At least, that's how most of us, including the psychologists, think emotional eating works. Only we may be wrong.
According to a recent study, feeling bad may not make you more likely to reach for comfort food. It turns out that it's how you deal with your bad feelings that determines whether or not you'll be brushing the potato chip crumbs off your pants.
Recent research shows that experiencing anxiety, depression or anger is only associated with emotional eating when we try to suppress our feelings -- to control them by not expressing them, by keeping them to ourselves and trying to push them out of our minds.
Aside from being a really lousy strategy for dealing with emotions for a whole host of other reasons, suppression is really hard to do. It relies heavily on, and often fully exhausts, your capacity for self-control. This leaves you unprotected -- completely vulnerable to temptation. And that is why we reach for "comfort" foods -- they are the sweet and salty snacks that we normally have more self-control to resist. But if you're using up all of your willpower trying to suppress your fear or sadness, then when the junk food appears you are practically a sitting duck.

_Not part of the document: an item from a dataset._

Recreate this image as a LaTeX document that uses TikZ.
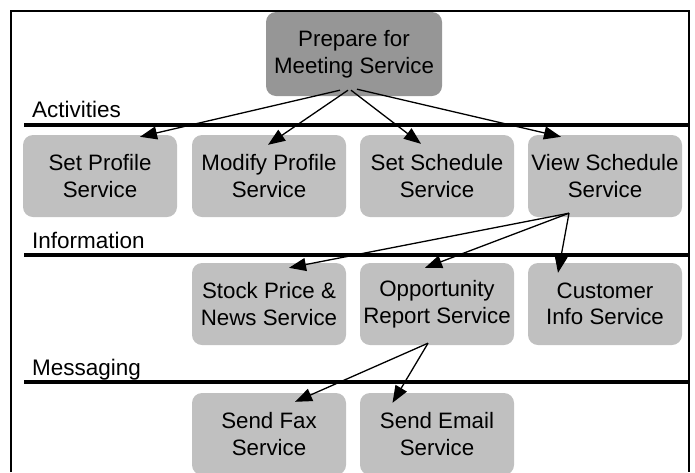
\documentclass[tikz,border=0pt]{standalone}
\usepackage{fontspec}
\setmainfont{Liberation Sans}
\usetikzlibrary{arrows.meta,calc}
\definecolor{boxlight}{RGB}{192,192,192}
\definecolor{boxdark}{RGB}{150,150,150}
\begin{document}
\begin{tikzpicture}[x=1pt,y=-1pt,
  svc/.style={fill=boxlight,rounded corners=10pt,minimum width=154pt,minimum height=82pt,inner sep=0pt,align=center,font=\fontsize{22.3}{26.5}\selectfont},
  topsvc/.style={svc,fill=boxdark,minimum width=176pt,minimum height=84pt},
  lane/.style={line width=4pt},
  lanelabel/.style={anchor=base west,inner sep=0pt,font=\fontsize{22.5}{26}\selectfont},
  arr/.style={line width=1.3pt,-{Triangle[length=17pt,width=13pt]}},
  frame/.style={line width=1.5pt}]
\useasboundingbox (0,0) rectangle (695,472);
% frame
\draw[frame] (11,472) -- (11,11) -- (689,11) -- (689,472);
% lanes
\draw[lane] (24,125) -- (688,125);
\draw[lane] (24,255) -- (688,255);
\draw[lane] (24,382) -- (688,382);
\node[lanelabel] (lA) at (32,117) {Activities};
\node[lanelabel] (lI) at (32,248) {Information};
\node[lanelabel] (lM) at (32,375) {Messaging};
% nodes
\node[topsvc] (top) at (354,54) {Prepare for\\Meeting Service};
\node[svc] (b1) at (100,176) {Set Profile\\Service};
\node[svc] (b2) at (269,176) {Modify Profile\\Service};
\node[svc] (b3) at (437,176) {Set Schedule\\Service};
\node[svc] (b4) at (605,176) {View Schedule\\Service};
\node[svc] (s1) at (269,304) {Stock Price \&\\News Service};
\node[svc] (s2) at (437,304) {Opportunity\\Report Service};
\node[svc] (s3) at (605,304) {Customer\\Info Service};
\node[svc] (m1) at (269,434) {Send Fax\\Service};
\node[svc] (m2) at (437,434) {Send Email\\Service};
% arrows
\draw[arr] ($(top.south)+(-14,-6)$) -- ($(b1.north)+(40,2)$);
\draw[arr] ($(top.south)+(-6,-6)$) -- ($(b2.north)+(-1,10)$);
\draw[arr] ($(top.south)+(-3,-6)$) -- ($(b3.north)+(-16,9)$);
\draw[arr] ($(top.south)+(3,-7)$) -- ($(b4.north)+(-44,2)$);
\draw[arr] ($(b4.south)+(-36,-4)$) -- ($(s1.north)+(20,5)$);
\draw[arr] ($(b4.south)+(-36,-4)$) -- ($(s2.north)+(-12,5)$);
\draw[arr] ($(b4.south)+(-36,-4)$) -- ($(s3.north)+(-47,10)$);
\draw[arr] ($(s2.south)+(-9,-2)$) -- ($(m1.north)+(26,9)$);
\draw[arr] ($(s2.south)+(-9,-2)$) -- ($(m2.north)+(-44.5,10)$);
\end{tikzpicture}
\end{document}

So, how can we deal with our feelings in ways that don't leave us vulnerable to temptation? You can engage in what psychologists call cognitive reappraisal, which is really just a fancy way of saying "thinking differently." Try following these steps:
1. Don't hide from your feelings -- take a moment to examine them. In particular, focus on what's causing them. Why are you feeling so anxious, so frustrated, so down?
Next, try to think about the cause of your trouble in ways that diminish its impact:
2. Be objective (Would other people react this way? Am I over-reacting? Am blaming myself when I shouldn't? Am I being too pessimistic?)
3. Put it in perspective (In the scheme of things, is this really a big deal? If things don't work out this time, is it really the end of the world?)
4. See the silver lining (What have you learned? How will you take this knowledge with you and use it to grow and improve?)
Tackling your feelings head on, and thinking about them in ways that will actually help you to cope with the circumstances that caused them, may sound hard, but it actually uses less self-control than suppression.
New studies show that when people use this strategy to cope with their feelings, they don't succumb to the call of the cookie. And of course, they tend to feel better much more quickly. So it's not just a good way to stick to your diet -- it's a good way to become a happier person, too.